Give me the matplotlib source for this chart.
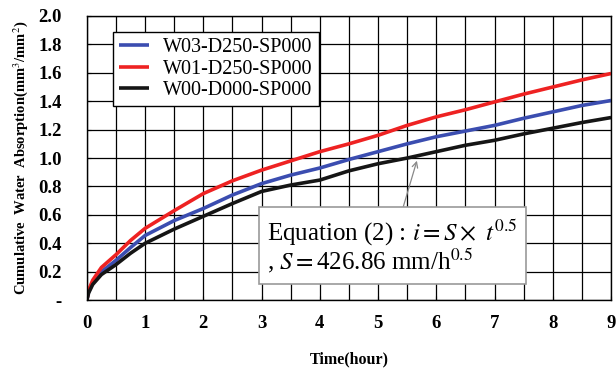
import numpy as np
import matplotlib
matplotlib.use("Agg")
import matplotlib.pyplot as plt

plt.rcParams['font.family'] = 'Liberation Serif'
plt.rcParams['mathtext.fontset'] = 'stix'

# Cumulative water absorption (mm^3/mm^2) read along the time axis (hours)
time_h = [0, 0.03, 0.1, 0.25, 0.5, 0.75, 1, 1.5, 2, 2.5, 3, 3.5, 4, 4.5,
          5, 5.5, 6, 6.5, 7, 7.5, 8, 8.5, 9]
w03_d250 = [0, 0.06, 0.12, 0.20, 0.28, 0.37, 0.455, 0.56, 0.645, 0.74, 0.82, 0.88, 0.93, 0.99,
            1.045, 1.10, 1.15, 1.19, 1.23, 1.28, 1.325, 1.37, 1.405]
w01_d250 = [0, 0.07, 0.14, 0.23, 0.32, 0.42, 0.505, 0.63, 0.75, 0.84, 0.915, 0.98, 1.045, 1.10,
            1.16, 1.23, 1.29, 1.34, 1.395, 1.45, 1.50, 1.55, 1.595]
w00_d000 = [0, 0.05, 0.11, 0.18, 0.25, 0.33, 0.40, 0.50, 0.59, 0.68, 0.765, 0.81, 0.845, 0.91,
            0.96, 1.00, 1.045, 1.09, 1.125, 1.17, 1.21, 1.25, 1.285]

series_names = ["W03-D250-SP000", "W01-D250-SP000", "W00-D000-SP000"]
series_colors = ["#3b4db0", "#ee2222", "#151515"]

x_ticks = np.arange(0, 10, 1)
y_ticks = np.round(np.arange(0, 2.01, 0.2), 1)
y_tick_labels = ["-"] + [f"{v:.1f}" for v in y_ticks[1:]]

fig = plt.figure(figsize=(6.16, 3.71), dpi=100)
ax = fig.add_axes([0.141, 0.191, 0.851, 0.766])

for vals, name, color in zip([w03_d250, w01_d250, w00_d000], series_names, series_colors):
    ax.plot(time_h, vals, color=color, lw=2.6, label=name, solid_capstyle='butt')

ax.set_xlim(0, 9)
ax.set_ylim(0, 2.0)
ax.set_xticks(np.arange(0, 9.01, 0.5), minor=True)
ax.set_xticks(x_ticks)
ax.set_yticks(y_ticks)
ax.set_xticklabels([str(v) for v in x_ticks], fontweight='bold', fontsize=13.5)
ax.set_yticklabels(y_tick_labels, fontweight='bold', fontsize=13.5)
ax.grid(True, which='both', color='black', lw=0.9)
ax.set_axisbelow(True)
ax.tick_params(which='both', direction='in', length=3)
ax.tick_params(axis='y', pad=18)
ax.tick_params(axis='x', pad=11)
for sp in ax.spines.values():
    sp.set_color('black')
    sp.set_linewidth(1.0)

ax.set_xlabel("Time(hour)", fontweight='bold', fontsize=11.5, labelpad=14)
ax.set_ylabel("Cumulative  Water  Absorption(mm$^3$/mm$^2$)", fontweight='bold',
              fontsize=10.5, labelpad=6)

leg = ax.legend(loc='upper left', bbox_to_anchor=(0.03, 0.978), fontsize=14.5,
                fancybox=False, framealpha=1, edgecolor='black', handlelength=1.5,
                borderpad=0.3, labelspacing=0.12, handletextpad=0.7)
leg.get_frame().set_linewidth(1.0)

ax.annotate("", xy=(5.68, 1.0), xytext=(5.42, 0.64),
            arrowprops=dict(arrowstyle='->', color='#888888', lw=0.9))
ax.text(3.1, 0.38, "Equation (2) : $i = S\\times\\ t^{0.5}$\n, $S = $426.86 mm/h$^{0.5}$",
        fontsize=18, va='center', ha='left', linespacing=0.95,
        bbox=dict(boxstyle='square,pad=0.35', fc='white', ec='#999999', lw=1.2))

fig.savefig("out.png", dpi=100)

^^^^^^^^^^^^^^^^

• Exercise directions: Only lines belong in the copy: transcribe those from the start of the data through the line that contains "plt.rcParams['mathtext.fontset'] = 'stix'", and skip the pictures.

• Full response:
Give me the matplotlib source for this chart.
import numpy as np
import matplotlib
matplotlib.use("Agg")
import matplotlib.pyplot as plt

plt.rcParams['font.family'] = 'Liberation Serif'
plt.rcParams['mathtext.fontset'] = 'stix'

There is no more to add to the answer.